In downtown Seattle, Washington, a woman surveys the damage wrought by a 6.8 magnitude earthquake February 28, 2001.

But really, what are the odds?

Following Schulz’s story, people all over the world are talking about the Pacific Northwest’s prospects for seismic survival. Some of us can relate, from experience, to the disaster Schulz describes. Readers who experienced Japan’s 9.0 Tohoku earthquake and tsunami in 2011, for example, probably reacted with high levels of concern.

But those living along Cascadia’s frontlines face another barrier to an accurate calculation of risk: They don’t have much to compare the future earthquake to. After all, there hasn’t been an earthquake or tsunami like it there since roughly 1700.

Schulz poeticizes this problem, calling out humans for their “ignorance of or an indifference to those planetary gears which turn more slowly than our own.” Once again, this confounds our emotional connection to the risk.

But our “temporal parochialism,” as Schulz calls it, also undoes our grasp on probability. “We think probability happens with some sort of regularity or pattern,” says Ropeik. “If an earthquake is projected to hit within 50 years, when there hasn’t been one for centuries, we don’t think it’s going to happen.” Illogical thinking works in reverse, too: “If a minor earthquake just happened in Seattle, we think we’re safe.”

The belief that an unlikely event won’t happen again for a while is called a gambler’s fallacy. Probability doesn’t work like that. The odds are the same with every roll of the dice.

There’s other stuff to worry about

Schulz drops an alarming fact at the end of her piece: 62 percent of voters in Seaside, Oregon* vetoed a local bond measure that would have helped build a new K-12 campus outside of the tsunami inundation zone. Probably, they felt their tax money could be better spent elsewhere.

That isn’t as crazy or callous as it sounds. There are a million things to care about in our cash-strapped, unequal society. Unemployment. College tuition. Affordable housing. For individuals and government alike, addressing every point of concern requires a cost-benefit analysis. When kids barely have pencils and paper in schools that already exist, how much is appropriate to invest in earthquake preparedness? Even when that earthquake will kill thousands, displace millions, and cripple a region’s economy for decades to come—as Cascadia is projected to—the answer is complicated.

“You immediately run into competing issues,” says Slovic. “When you’re putting resources into earthquake protection that has to be taken away from current social needsthat is a very difficult sell.

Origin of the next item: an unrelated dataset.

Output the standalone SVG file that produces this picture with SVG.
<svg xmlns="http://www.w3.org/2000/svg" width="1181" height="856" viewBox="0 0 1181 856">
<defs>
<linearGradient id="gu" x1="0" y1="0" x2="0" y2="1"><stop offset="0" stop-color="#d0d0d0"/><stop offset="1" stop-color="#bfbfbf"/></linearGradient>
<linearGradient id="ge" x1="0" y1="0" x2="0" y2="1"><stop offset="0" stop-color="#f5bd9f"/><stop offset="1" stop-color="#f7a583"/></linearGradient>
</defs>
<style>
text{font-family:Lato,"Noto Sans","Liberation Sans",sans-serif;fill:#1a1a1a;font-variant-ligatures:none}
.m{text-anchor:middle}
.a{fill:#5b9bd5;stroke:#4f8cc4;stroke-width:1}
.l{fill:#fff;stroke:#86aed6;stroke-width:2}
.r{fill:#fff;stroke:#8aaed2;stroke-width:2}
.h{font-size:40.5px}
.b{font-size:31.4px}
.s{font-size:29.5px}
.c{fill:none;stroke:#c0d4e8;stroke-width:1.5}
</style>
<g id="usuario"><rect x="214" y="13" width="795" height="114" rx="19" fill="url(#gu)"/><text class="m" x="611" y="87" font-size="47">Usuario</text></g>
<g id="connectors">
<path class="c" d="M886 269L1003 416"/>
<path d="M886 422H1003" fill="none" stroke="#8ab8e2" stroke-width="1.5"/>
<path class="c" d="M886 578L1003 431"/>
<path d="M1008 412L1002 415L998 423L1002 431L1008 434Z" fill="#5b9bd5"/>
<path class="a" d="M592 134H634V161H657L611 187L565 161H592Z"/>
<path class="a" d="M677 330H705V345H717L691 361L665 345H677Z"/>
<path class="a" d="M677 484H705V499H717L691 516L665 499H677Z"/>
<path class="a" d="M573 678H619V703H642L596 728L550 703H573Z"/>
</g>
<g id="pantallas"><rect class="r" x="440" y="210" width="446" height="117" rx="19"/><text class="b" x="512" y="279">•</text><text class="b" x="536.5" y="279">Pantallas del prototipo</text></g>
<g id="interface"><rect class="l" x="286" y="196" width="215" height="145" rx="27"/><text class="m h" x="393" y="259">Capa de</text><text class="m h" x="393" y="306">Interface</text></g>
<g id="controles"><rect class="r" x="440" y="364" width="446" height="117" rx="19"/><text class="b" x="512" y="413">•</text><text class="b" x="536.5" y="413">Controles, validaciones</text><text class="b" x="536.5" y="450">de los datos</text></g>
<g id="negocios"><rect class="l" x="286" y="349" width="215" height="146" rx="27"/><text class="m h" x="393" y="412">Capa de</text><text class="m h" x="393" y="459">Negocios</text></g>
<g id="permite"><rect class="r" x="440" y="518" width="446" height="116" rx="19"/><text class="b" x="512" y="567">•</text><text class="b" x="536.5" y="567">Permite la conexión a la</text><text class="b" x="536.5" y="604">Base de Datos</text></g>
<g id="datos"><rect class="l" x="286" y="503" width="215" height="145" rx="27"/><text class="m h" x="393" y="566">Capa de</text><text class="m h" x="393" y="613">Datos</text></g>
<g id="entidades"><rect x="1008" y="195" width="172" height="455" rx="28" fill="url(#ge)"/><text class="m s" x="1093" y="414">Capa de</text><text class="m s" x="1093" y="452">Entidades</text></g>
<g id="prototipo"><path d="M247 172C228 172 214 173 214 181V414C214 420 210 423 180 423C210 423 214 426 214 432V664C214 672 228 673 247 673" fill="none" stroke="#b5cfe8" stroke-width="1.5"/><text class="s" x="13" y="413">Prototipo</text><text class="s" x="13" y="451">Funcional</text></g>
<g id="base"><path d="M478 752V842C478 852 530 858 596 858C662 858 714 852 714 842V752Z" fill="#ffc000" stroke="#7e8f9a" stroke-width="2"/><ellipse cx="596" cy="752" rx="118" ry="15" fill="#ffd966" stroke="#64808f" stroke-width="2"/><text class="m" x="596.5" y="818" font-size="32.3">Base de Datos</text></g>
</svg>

So, too often, cities and regions end up woefully underprepared for these mega-events.

A general view shows the rubble caused by the March 11 earthquake and tsunami in Miyako, Iwate prefecture, Japan, September 7, 2011. (REUTERS/Issei Kato)

Can we circumvent our irrationality?

There are things people can do to combat our innate irrationality. The first is obvious: education. California has a seismic safety commission whose job is to publicize the risks of earthquakes and advocate for preparedness at household and state policy levels. The Pacific Northwest should have a regional agency that performs that function.

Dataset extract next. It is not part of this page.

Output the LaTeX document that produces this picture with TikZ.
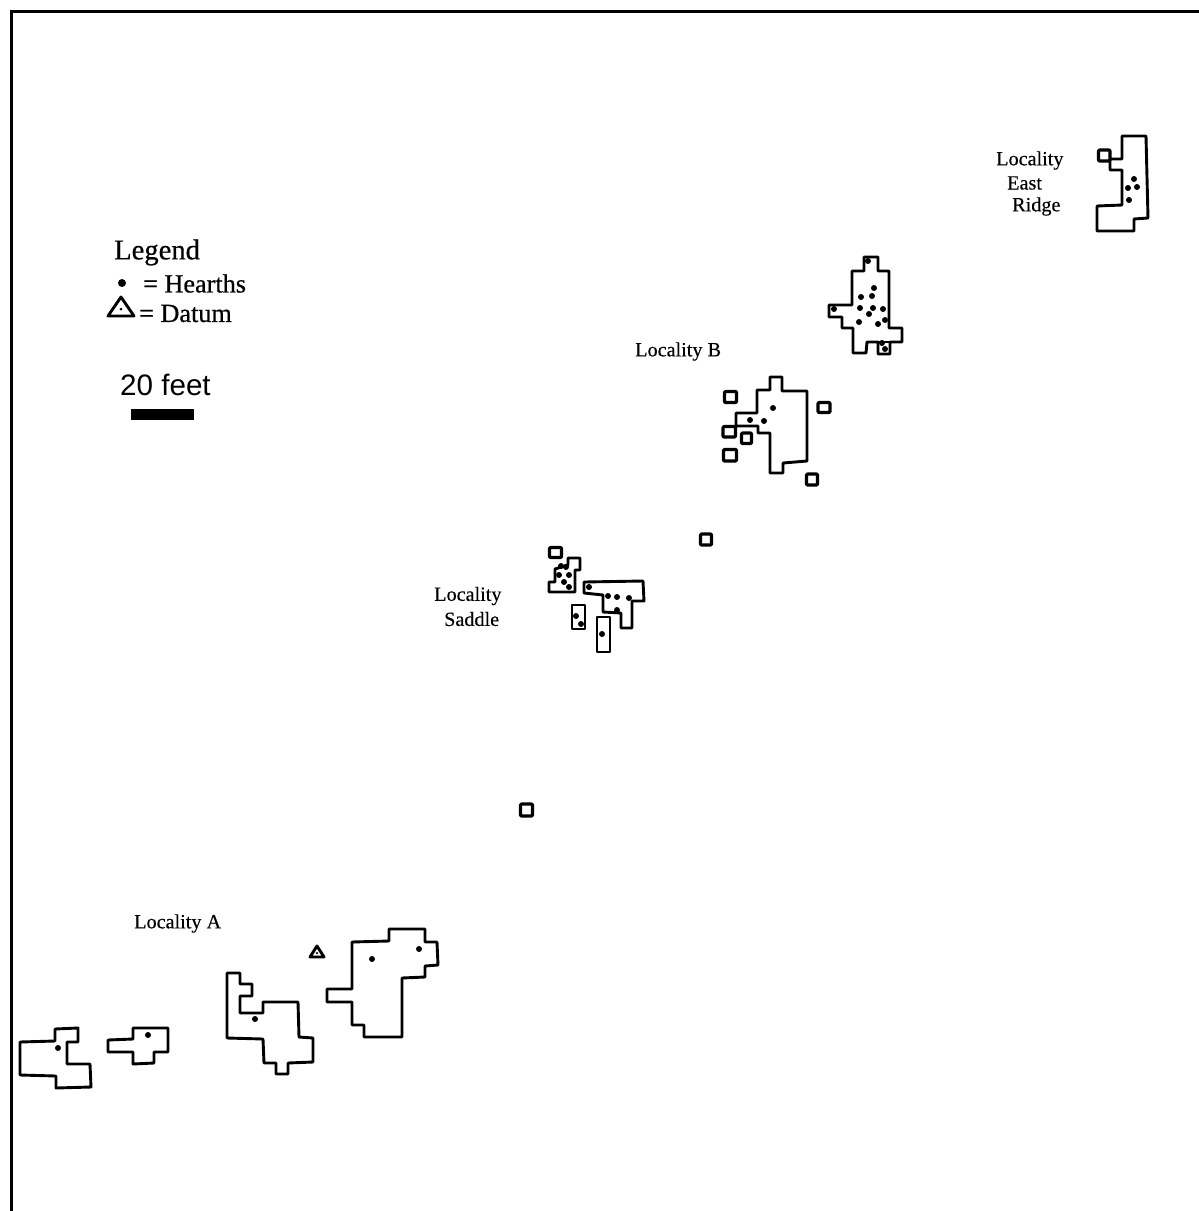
\documentclass[tikz,border=0pt]{standalone}
\usepackage{fontspec}
\newfontfamily\scanfont[FakeBold=0.3]{Liberation Serif}
\newfontfamily\keyfont[FakeBold=0.6]{Liberation Serif}
\newfontfamily\scalefont{Liberation Sans}
\tikzset{
  plan/.style = {line width = 2.9pt, line join = round},
  pit/.style = {line width = 3.2pt, line join = round, rounded corners = 1pt},
  hearth/.style = {circle, fill = black, inner sep = 0pt, minimum size = 6pt},
  locality/.style = {anchor = west, inner sep = 0pt, font = \fontsize{20.2}{22}\scanfont},
  legendtext/.style = {anchor = west, inner sep = 0pt, font = \fontsize{26.2}{30}\keyfont}
}
\begin{document}
\begin{tikzpicture}[x = 1pt, y = -1pt]
            \useasboundingbox (0,0) rectangle (1199,1211);
            %Frame
            \draw [line width = 3pt] (11,1211) -- (11,11) -- (1199,11);

            %Legend
            \node [legendtext, font = \fontsize{28.6}{30}\keyfont] (legend)at(114,252.5){Legend};
            \node [hearth, minimum size = 8pt] (hkey)at(122,283){};
            \node [legendtext] (hearths)at(143,283.5){= Hearths};
            \draw [plan] (121,297) -- (108,316) -- (134,316) -- cycle;
            \node [hearth, minimum size = 3pt] (dkey)at(121,309){};
            \node [legendtext] (datum)at(139,313.5){= Datum};
            \node [legendtext, font = \fontsize{29.6}{30}\scalefont] (feet)at(120,385){20 feet};
            \fill (131,409) rectangle (194,420);

            %Locality A
            \node [locality] (locA)at(134,923.5){Locality A};
            \draw [plan] (20,1042) -- (55,1041) -- (55,1029) -- (78,1028) -- (78,1042) -- (67,1042)
                -- (67,1064) -- (90,1064) -- (91,1087) -- (56,1088) -- (56,1076) -- (20,1075) -- cycle;
            \draw [plan] (108,1040) -- (133,1039) -- (133,1028) -- (168,1028) -- (168,1052) -- (154,1052)
                -- (154,1063) -- (133,1064) -- (133,1052) -- (108,1052) -- cycle;
            \draw [plan] (227,973) -- (240,973) -- (240,984) -- (252,984) -- (252,996) -- (240,996)
                -- (240,1013) -- (263,1013) -- (263,1002) -- (298,1002) -- (299,1037) -- (313,1038)
                -- (313,1062) -- (288,1063) -- (288,1074) -- (276,1074) -- (276,1063) -- (264,1063)
                -- (263,1039) -- (227,1038) -- cycle;
            \draw [plan] (352,942) -- (389,941) -- (389,929) -- (425,929) -- (425,942) -- (437,942)
                -- (438,965) -- (425,966) -- (425,977) -- (402,978) -- (402,1037) -- (364,1037)
                -- (364,1025) -- (352,1025) -- (352,1002) -- (327,1002) -- (327,989) -- (352,989) -- cycle;
            \foreach \x/\y [count = \i] in {58/1048, 148/1035, 255/1019, 372/959, 419/949}
                \node [hearth] (hA\i)at(\x,\y){};
            %Datum
            \draw [plan] (317,946) -- (310,957) -- (324,957) -- cycle;
            \node [hearth, minimum size = 2.5pt] (dA)at(317,953){};

            %Loose squares
            \draw [pit] (520.5,804) rectangle (532.5,816);
            \draw [pit] (700.5,534) rectangle (711.5,545);

            %Locality Saddle
            \node [locality] (locS1)at(434,596){Locality};
            \node [locality] (locS2)at(444,619){Saddle};
            \draw [pit] (549.5,547.5) rectangle (561.5,557.5);
            \draw [plan] (549,582) -- (555,582) -- (555,569) -- (568,565) -- (568,558) -- (580,558)
                -- (580,570) -- (575,570) -- (575,592) -- (549,592) -- cycle;
            \draw [plan] (584,582) -- (643,581) -- (644,601) -- (632,601) -- (632,628) -- (621,628)
                -- (621,613) -- (603,612) -- (603,595) -- (584,593) -- cycle;
            \draw [plan] (572,605) rectangle (585,629);
            \draw [plan] (597,617) rectangle (610,652);
            \foreach \x/\y [count = \i] in {561/566, 566/567, 559/575, 569/575, 564/582, 569/587, 589/587,
                608/596, 617/597, 629/598, 617/610, 576/616, 581/624, 602/634}
                \node [hearth] (hS\i)at(\x,\y){};

            %Locality B
            \node [locality] (locB)at(635,351.5){Locality B};
            \draw [plan] (736,413) -- (757,413) -- (757,390) -- (770,390) -- (770,377) -- (782,377)
                -- (782,391) -- (807,391) -- (807,461) -- (783,463) -- (783,473) -- (770,473)
                -- (770,433) -- (758,433) -- (758,426) -- (736,426) -- cycle;
            \draw [pit] (724.5,391.5) rectangle (736.5,402.5);
            \draw [pit] (818,402.5) rectangle (830,412.5);
            \draw [pit] (723,426.5) rectangle (735.5,437);
            \draw [pit] (741.5,433) rectangle (751.5,443.5);
            \draw [pit] (723.5,449.5) rectangle (736.5,461);
            \draw [pit] (806.5,474) rectangle (817.5,485);
            \foreach \x/\y [count = \i] in {773/408, 750/420, 764/421}
                \node [hearth] (hB\i)at(\x,\y){};

            \draw [plan] (852,271) -- (864,271) -- (864,257) -- (878,257) -- (878,271) -- (889,271)
                -- (889,328) -- (902,328) -- (902,342) -- (890,342) -- (890,354) -- (878,354)
                -- (878,342) -- (867,342) -- (866,353) -- (853,353) -- (853,328) -- (842,328)
                -- (842,317) -- (829,317) -- (829,305) -- (852,305) -- cycle;
            \draw [plan] (878,342) -- (890,342);
            \foreach \x/\y [count = \i] in {868/261, 874/288, 861/297, 872/296, 860/308, 873/308, 869/314,
                883/309, 885/320, 878/324, 859/322, 834/309, 882/343, 885/349}
                \node [hearth] (hC\i)at(\x,\y){};

            %Locality East Ridge
            \node [locality] (locE1)at(996,160.5){Locality};
            \node [locality] (locE2)at(1007,183){East};
            \node [locality] (locE3)at(1012,206.5){Ridge};
            \draw [plan] (1122,136) -- (1146,136) -- (1148,218) -- (1134,219) -- (1134,231) -- (1097,231)
                -- (1097,206) -- (1122,205) -- (1122,170) -- (1110,170) -- (1110,159) -- (1122,159) -- cycle;
            \draw [pit] (1098.5,150) rectangle (1110,161);
            \foreach \x/\y [count = \i] in {1134/179, 1128/188, 1137/187, 1129/200}
                \node [hearth] (hE\i)at(\x,\y){};

        \end{tikzpicture}
\end{document}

That agency could also help give property owners subsidies and rebates for relatively affordable steps, like bolting foundations and securing water heaters. Another idea is similar to food safety ratings in the windows of some cities’ restaurants. Schulz reports that some 75 percent of Oregon’s structures aren’t designed to hold up to a really big Cascadia quake.

“These buildings could have their risk and safety score publicly posted,” says Slovic. “That would motivate people to retrofit or mitigate those risks, particularly if they are schools.”

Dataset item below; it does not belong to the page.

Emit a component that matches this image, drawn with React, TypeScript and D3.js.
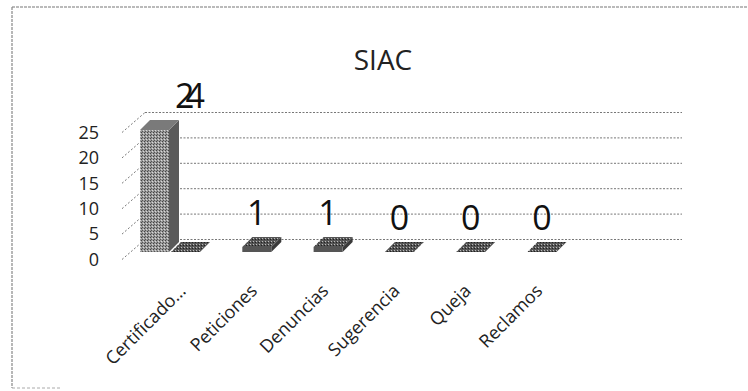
import React from "react";
import * as d3 from "d3";

const categories = ["Certificado…", "Peticiones", "Denuncias", "Sugerencia", "Queja", "Reclamos"];
const serieA: (number | null)[] = [24, null, null, null, null, null];
const serieB: (number | null)[] = [0, 1, 1, 0, 0, 0];
const yTicks = [0, 5, 10, 15, 20, 25];
const title = "SIAC";

const W = 748;
const H = 391;
const FONT = "'Open Sans', 'DejaVu Sans', sans-serif";

export default function App() {
  const x = d3.scaleBand<string>().domain(categories).range([140, 140 + 71.3 * categories.length]).paddingInner(0).paddingOuter(0);
  const h = d3.scaleLinear().domain([0, 25]).range([0, 127]);

  const backFloor = 239.5;
  const backLeft = 145;
  const backRight = 682;
  const frontAxisX = 122;
  const frontLabelFloor = 259.5;
  const barFloor = 252;
  const depthX = 10;
  const depthY = -10;
  const barW = 29;

  const bar = (x0: number, v: number, key: string, dark: boolean) => {
    const hh = h(v);
    const yTop = barFloor - hh;
    const front = `M${x0},${barFloor}L${x0 + barW},${barFloor}L${x0 + barW},${yTop}L${x0},${yTop}Z`;
    const top = `M${x0},${yTop}L${x0 + barW},${yTop}L${x0 + barW + depthX},${yTop + depthY}L${x0 + depthX},${yTop + depthY}Z`;
    const side = `M${x0 + barW},${barFloor}L${x0 + barW + depthX},${barFloor + depthY}L${x0 + barW + depthX},${yTop + depthY}L${x0 + barW},${yTop}Z`;
    return (
      <g key={key}>
        <path d={side} fill={dark ? "#3a3a3a" : "#5a5a5a"} />
        <path d={front} fill={dark ? "#555" : "url(#halftone)"} />
        <path d={top} fill={dark ? "url(#halftoneDark)" : "#7a7a7a"} />
      </g>
    );
  };

  return (
    <svg width={W} height={H} style={{ position: "absolute", left: 0, top: 0 }}>
      <defs>
        <pattern id="halftone" width="3" height="3" patternUnits="userSpaceOnUse">
          <rect width="3" height="3" fill="#9a9a9a" />
          <rect x="0" y="0" width="1" height="1" fill="#444" />
          <rect x="2" y="1" width="1" height="1" fill="#d8d8d8" />
          <rect x="1" y="2" width="1" height="1" fill="#555" />
        </pattern>
        <pattern id="halftoneDark" width="3" height="3" patternUnits="userSpaceOnUse">
          <rect width="3" height="3" fill="#555" />
          <rect x="1" y="1" width="1" height="1" fill="#bbb" />
          <rect x="0" y="2" width="1" height="1" fill="#222" />
        </pattern>
      </defs>
      <rect x={0} y={0} width={W} height={H} fill="#fff" />
      {/* frame */}
      <line x1={12} y1={7} x2={W} y2={7} stroke="#777" strokeWidth={1.2} strokeDasharray="3,1" />
      <line x1={12} y1={7} x2={12} y2={388} stroke="#888" strokeWidth={1.2} strokeDasharray="3,1" />
      <line x1={12} y1={388} x2={60} y2={388} stroke="#aaa" strokeWidth={1} strokeDasharray="3,2" />

      {/* title */}
      <text x={383} y={70} textAnchor="middle" fontFamily={FONT} fontSize={28} fill="#222">{title}</text>

      {/* back wall gridlines */}
      {yTicks.map((t) => (
        <line key={"g" + t} x1={backLeft} x2={backRight} y1={backFloor - h(t)} y2={backFloor - h(t)}
          stroke="#777" strokeWidth={1} strokeDasharray="2,1.5" />
      ))}
      {/* side wall diagonals */}
      {yTicks.map((t) => (
        <line key={"s" + t} x1={frontAxisX} y1={frontLabelFloor - h(t)} x2={backLeft} y2={backFloor - h(t)}
          stroke="#777" strokeWidth={1} strokeDasharray="2,2" />
      ))}

      {/* y tick labels */}
      {yTicks.map((t) => (
        <text key={"y" + t} x={99} y={frontLabelFloor - h(t)} dy="0.35em" textAnchor="end"
          fontFamily={FONT} fontSize={18} fill="#222">{t}</text>
      ))}

      {/* bars */}
      {categories.map((c, i) => {
        const x0 = x(c)!;
        const a = serieA[i];
        const b = serieB[i];
        return (
          <g key={c}>
            {b !== null && bar(x0 + 31, b, "b" + i, true)}
            {a !== null && bar(x0, a, "a" + i, false)}
          </g>
        );
      })}

      {/* data labels */}
      {categories.map((c, i) => {
        const x0 = x(c)!;
        const a = serieA[i] ?? 0;
        const b = serieB[i] ?? 0;
        const total = a + b;
        const top = barFloor - h(Math.max(a, b));
        return (
          <text key={"l" + i} x={x0 + 31 + barW / 2} y={top - 22} textAnchor="middle"
            fontFamily={FONT} fontSize={34} fill="#111" letterSpacing={total >= 10 ? -9 : 0}>{total}</text>
        );
      })}

      {/* category labels */}
      {categories.map((c) => {
        const ax = x(c)! + 47;
        const ay = 292;
        return (
          <text key={"c" + c} x={ax} y={ay} textAnchor="end" transform={`rotate(-45 ${ax} ${ay})`}
            fontFamily={FONT} fontSize={18} fill="#222">{c}</text>
        );
      })}
    </svg>
  );
}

Still, the science points to a hard truth. Humans are simply inclined to be more concerned about what’s immediately in front of us: Snakes, fast-moving cars, unfamiliar chemical compounds in our breakfast cereal and the like will always elicit a quicker response than an abstract, far-off hazard.

On the other hand, as large-scale natural events like quakes, floods, and hurricanes become more frequent and more severe, the more of us there will be with the capacity to relate—and hopefully, to get mobilized for the next one.

*This post previously suggested that 62 percent of Oregon voters had voted down a state bond measure. In fact, it was 62 percent of voters in the city of Seaside.